Complete step by step answer:
The method of integration by parts is used when we see a product of two functions in the integrand. If $ u $ and $ v $ are the two functions, then the integration by parts is given as,
\[\int{uvdx=u\int{vdx}-\int{\left( \dfrac{du}{dx}\int{vdx} \right)}}dx\]
We have to integrate the following function using the method of integration by parts,
 $ I=\int{{{x}^{2}}{{e}^{3x}}} $
We have to split the given product of functions in the integrand. We will use the ILATE rule for doing this. The ILATE rule is a rule which tells us the preference order for the type of function that should be substituted in place of function $ u $ in the formula mentioned above. The letters represent the inverse functions, logarithmic functions, algebraic functions, trigonometric functions and exponential functions in order. So, according to this rule we can let $ u={{x}^{2}} $ and $ v={{e}^{3x}} $ .
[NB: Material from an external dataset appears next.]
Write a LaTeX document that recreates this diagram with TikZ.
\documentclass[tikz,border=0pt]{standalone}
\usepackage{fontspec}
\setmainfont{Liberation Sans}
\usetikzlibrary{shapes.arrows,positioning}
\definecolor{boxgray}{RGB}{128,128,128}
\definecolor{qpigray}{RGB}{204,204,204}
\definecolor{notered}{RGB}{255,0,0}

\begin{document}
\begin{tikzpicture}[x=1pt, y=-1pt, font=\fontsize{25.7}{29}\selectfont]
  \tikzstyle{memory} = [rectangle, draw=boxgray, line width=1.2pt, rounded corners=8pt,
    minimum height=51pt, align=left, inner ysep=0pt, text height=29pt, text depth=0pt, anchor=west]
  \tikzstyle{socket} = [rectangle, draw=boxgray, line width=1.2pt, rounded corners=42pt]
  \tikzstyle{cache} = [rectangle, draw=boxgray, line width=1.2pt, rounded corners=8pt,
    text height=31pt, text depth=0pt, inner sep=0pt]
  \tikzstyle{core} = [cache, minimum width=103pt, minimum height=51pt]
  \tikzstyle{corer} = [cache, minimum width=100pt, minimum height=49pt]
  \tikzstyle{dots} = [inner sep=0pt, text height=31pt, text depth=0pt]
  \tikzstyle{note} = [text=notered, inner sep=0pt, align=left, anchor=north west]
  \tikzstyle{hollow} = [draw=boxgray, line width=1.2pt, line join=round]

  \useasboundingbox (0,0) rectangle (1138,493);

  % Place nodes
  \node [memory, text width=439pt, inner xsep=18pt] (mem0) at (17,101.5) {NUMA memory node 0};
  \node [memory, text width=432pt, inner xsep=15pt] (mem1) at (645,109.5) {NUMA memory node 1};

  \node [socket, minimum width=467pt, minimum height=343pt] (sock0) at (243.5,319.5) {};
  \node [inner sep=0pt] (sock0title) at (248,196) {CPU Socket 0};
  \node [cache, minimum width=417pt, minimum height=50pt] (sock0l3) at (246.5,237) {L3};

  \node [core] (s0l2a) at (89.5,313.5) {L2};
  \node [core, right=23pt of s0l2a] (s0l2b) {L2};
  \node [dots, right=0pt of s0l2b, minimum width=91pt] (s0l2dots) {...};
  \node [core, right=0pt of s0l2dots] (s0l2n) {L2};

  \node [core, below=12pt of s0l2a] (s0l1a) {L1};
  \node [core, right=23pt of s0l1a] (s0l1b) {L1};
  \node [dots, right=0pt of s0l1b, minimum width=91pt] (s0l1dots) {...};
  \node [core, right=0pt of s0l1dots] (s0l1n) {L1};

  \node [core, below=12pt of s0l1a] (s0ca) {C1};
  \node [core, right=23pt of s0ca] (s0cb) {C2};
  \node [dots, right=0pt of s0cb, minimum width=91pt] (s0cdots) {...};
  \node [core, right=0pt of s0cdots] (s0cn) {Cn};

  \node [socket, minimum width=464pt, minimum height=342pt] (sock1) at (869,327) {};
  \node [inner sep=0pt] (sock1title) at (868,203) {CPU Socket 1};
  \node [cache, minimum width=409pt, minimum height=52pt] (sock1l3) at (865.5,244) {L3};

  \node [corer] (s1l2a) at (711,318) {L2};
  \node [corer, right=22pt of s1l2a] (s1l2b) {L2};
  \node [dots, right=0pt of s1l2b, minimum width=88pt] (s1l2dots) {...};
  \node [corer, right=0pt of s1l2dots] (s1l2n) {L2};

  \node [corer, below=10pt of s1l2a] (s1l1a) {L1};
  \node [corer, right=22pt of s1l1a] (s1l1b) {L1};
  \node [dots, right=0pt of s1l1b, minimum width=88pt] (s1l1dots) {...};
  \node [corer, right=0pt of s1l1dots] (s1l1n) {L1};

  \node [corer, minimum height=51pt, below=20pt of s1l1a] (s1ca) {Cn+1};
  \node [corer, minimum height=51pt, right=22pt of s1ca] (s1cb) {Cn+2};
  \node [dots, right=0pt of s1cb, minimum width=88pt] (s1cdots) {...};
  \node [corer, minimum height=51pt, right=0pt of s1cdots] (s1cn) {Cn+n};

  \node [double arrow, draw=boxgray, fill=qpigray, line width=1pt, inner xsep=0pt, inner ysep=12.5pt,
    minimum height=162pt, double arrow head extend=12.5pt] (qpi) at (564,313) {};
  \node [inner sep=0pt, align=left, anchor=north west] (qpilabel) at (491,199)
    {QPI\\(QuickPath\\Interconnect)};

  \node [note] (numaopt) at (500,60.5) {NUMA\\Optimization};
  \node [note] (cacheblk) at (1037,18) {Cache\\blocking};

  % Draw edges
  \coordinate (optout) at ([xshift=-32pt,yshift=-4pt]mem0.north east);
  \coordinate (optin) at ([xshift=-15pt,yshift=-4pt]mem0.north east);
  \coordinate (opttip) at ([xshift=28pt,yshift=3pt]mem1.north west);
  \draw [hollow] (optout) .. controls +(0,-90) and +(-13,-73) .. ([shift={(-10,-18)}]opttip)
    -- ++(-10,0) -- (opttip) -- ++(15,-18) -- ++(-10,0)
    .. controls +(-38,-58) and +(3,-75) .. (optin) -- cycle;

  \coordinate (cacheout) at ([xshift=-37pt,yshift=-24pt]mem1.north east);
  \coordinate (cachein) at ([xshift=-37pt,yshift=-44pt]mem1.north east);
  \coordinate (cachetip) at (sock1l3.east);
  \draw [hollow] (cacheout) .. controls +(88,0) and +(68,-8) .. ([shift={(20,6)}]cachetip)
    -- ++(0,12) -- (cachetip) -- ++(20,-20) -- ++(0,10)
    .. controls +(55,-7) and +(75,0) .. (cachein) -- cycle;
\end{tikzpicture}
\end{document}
Therefore, we have $ \dfrac{du}{dx}=\dfrac{d}{dx}\left( {{x}^{2}} \right)=2x $ and $ \int{vdx}=\int{{{e}^{3x}}dx}=\dfrac{{{e}^{3x}}}{3} $ . Substituting these values in the formula mentioned above, we get
 $ \begin{align}
  & I={{x}^{2}}\cdot \dfrac{{{e}^{3x}}}{3}-\int{2x\cdot \dfrac{{{e}^{3x}}}{3}dx} \\
 & \therefore I=\dfrac{{{x}^{2}}{{e}^{3x}}}{3}-\dfrac{2}{3}\int{x{{e}^{3x}}dx} \\
\end{align} $
Let us integrate the second term in the above expression using the same formula. Now, we have $ u=x $ and $ v={{e}^{3x}} $ . So, we have $ \dfrac{du}{dx}=\dfrac{d}{dx}\left( x \right)=1 $ and $ \int{vdx}=\int{{{e}^{3x}}dx}=\dfrac{{{e}^{3x}}}{3} $ .
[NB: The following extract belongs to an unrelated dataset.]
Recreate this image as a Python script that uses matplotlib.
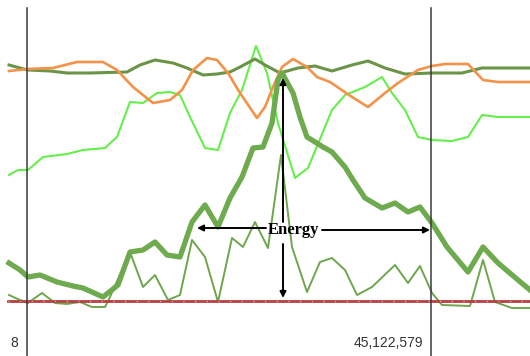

Using the by parts formula, we get
 $ \begin{align}
  & \int{x{{e}^{3x}}dx}=x\cdot \dfrac{{{e}^{3x}}}{3}-\int{\dfrac{{{e}^{3x}}}{3}dx} \\
 & \Rightarrow \int{x{{e}^{3x}}dx}=\dfrac{x{{e}^{3x}}}{3}-\dfrac{1}{3}\cdot \dfrac{{{e}^{3x}}}{3} \\
 & \therefore \int{x{{e}^{3x}}dx}=\dfrac{x{{e}^{3x}}}{3}-\dfrac{{{e}^{3x}}}{9} \\
\end{align} $
Substituting this value of integration in $ I $ , we get the following,
 $ \begin{align}
  & I=\dfrac{{{x}^{2}}{{e}^{3x}}}{3}-\dfrac{2}{3}\left( \dfrac{x{{e}^{3x}}}{3}-\dfrac{{{e}^{3x}}}{9} \right) \\
 & \Rightarrow I=\dfrac{{{x}^{2}}{{e}^{3x}}}{3}-\dfrac{2x{{e}^{3x}}}{9}+\dfrac{2{{e}^{3x}}}{27} \\
 & \therefore I=\dfrac{{{e}^{3x}}}{3}\left( {{x}^{2}}-\dfrac{2x}{3}+\dfrac{2}{9} \right) \\
\end{align} $

Note:
 There are other methods for integration. These are integration by substitution and integration by partial fractions. It is useful to know all the methods for integration so that we can choose one for computation according to convenience and ease of calculation. We should do the calculations explicitly so that we can avoid making errors.